[Charts and diagrams as code]
-.-.-

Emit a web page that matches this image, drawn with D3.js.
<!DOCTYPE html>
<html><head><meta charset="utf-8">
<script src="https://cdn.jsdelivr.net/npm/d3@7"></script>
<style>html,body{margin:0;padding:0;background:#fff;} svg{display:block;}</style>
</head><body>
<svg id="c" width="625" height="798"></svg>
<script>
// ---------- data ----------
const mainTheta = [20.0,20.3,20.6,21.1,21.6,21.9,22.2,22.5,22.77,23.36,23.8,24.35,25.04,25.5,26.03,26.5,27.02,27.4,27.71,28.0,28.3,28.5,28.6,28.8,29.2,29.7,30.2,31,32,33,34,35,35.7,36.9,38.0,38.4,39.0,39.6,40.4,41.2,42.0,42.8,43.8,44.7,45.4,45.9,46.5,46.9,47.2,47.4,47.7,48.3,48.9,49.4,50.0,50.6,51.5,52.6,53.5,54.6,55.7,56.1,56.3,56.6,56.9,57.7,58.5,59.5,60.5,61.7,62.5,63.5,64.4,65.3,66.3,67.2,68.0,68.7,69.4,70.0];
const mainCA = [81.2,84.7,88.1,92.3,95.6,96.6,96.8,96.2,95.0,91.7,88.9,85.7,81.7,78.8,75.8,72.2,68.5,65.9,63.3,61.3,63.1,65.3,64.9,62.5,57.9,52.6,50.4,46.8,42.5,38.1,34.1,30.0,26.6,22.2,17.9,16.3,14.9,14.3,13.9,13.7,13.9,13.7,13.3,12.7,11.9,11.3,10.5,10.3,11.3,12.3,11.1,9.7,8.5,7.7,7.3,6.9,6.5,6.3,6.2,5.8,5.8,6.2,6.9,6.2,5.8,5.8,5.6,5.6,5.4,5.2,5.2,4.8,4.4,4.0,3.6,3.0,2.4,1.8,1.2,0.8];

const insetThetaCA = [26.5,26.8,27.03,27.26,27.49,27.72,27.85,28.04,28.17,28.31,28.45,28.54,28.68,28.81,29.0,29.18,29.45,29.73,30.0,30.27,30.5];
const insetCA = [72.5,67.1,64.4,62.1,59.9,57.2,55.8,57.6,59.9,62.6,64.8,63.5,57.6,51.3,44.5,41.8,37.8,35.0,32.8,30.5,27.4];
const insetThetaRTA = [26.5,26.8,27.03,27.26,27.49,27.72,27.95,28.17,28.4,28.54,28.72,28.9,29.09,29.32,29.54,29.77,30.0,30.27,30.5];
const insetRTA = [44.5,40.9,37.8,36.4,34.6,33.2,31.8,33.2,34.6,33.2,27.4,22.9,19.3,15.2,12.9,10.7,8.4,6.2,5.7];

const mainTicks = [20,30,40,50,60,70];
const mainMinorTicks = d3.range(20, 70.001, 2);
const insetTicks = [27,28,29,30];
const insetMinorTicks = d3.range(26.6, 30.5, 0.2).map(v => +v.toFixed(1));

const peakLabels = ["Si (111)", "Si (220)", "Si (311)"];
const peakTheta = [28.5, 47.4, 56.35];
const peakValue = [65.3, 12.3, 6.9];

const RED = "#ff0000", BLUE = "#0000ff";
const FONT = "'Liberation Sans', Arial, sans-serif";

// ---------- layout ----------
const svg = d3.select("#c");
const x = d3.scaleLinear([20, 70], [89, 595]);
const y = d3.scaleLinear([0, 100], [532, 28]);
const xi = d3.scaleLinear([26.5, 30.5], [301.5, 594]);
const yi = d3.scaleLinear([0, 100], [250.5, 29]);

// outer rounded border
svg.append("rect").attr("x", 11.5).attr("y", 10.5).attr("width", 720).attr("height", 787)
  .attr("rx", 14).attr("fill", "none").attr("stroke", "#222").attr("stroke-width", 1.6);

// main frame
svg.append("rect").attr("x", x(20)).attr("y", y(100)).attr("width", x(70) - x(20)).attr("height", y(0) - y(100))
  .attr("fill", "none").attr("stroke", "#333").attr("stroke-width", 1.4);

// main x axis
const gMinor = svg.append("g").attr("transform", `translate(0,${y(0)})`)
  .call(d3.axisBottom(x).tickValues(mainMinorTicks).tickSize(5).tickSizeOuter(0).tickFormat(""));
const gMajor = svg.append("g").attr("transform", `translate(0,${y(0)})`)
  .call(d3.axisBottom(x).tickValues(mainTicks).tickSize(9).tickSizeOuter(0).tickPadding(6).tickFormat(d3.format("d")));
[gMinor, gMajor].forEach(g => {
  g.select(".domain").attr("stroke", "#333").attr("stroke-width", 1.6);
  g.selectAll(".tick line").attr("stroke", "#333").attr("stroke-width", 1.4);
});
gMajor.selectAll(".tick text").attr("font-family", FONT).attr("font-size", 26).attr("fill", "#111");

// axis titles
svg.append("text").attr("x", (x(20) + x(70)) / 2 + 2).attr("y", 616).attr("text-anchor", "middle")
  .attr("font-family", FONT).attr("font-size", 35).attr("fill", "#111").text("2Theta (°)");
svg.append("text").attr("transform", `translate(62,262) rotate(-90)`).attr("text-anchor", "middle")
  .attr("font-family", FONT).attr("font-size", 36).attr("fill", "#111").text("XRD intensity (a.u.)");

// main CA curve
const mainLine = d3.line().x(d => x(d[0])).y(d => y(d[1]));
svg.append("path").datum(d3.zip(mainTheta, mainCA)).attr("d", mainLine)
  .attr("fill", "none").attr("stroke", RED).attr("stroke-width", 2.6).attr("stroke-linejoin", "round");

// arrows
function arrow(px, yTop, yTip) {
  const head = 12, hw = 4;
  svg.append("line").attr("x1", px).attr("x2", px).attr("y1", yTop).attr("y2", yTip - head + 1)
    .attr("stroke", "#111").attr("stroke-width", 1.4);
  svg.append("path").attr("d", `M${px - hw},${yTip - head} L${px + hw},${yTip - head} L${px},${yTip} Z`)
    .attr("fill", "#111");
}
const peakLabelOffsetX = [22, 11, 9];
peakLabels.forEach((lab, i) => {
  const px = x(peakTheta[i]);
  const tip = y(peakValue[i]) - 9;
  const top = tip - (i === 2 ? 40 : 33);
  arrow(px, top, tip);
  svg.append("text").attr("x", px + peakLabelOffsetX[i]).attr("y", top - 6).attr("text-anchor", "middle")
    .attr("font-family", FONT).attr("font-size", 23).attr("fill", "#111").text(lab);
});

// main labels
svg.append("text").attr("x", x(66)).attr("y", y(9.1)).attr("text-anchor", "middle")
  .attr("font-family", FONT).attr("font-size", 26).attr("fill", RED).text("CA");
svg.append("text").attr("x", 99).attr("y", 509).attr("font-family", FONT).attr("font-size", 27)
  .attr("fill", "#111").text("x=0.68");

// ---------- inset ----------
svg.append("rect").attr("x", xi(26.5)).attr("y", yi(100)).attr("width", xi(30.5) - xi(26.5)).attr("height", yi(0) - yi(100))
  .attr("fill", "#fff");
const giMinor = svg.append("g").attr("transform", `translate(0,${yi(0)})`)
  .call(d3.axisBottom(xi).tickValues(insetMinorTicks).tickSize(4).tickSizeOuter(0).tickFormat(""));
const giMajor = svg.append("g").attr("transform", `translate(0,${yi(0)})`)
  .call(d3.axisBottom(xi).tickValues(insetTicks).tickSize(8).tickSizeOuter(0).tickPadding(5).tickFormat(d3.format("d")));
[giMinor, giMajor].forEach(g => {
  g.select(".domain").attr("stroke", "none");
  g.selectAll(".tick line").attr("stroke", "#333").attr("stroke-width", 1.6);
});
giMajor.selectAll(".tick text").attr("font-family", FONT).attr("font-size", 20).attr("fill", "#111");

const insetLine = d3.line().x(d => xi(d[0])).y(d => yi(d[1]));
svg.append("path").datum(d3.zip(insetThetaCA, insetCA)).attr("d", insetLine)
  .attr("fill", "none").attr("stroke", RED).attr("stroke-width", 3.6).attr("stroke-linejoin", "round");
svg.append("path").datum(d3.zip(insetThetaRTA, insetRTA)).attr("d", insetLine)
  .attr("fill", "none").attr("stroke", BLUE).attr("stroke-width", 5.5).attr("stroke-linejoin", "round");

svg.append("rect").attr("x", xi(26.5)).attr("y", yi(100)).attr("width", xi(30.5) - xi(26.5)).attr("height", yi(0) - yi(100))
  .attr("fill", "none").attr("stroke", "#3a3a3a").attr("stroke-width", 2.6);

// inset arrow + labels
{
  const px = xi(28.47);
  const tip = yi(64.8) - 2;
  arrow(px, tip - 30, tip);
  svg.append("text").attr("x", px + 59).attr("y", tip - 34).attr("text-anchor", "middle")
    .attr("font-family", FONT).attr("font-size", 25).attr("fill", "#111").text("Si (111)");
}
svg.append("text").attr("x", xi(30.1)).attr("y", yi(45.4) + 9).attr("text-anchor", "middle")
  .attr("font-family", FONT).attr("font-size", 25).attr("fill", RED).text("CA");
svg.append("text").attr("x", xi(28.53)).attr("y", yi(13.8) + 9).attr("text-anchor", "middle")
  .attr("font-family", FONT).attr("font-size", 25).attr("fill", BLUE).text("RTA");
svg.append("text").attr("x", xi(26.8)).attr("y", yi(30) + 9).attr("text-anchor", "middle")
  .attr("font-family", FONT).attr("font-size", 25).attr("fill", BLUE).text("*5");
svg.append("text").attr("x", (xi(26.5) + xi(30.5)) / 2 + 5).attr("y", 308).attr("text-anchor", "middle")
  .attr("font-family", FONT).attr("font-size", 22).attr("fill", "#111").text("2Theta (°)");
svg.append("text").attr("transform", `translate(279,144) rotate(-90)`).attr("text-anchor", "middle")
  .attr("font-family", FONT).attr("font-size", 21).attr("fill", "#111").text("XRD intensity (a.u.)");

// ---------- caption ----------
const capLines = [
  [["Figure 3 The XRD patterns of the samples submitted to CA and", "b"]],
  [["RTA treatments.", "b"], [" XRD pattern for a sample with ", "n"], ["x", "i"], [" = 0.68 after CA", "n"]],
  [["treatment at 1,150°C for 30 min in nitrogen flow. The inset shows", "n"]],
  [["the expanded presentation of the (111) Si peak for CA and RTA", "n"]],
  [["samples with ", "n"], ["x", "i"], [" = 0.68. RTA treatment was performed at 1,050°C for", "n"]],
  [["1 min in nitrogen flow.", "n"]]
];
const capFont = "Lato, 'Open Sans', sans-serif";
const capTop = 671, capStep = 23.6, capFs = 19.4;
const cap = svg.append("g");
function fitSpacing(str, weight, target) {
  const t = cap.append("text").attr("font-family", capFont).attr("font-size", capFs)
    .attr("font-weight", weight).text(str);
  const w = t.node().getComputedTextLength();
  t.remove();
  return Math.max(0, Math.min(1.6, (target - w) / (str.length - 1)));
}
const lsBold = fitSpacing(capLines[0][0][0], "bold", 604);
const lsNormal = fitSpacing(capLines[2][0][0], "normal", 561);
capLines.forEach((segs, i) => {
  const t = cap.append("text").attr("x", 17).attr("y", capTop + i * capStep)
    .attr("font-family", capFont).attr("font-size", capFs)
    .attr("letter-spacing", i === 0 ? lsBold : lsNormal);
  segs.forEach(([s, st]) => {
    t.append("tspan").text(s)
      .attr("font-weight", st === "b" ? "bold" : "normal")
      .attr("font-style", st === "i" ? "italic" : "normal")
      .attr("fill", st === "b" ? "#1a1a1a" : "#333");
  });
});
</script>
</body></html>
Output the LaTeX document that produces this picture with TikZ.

-.-.-

*WRITTEN TASK:* Find every line that has "picture" in it, then return those lines.

*TASK OUTPUT:*
Output the LaTeX document that produces this picture with TikZ.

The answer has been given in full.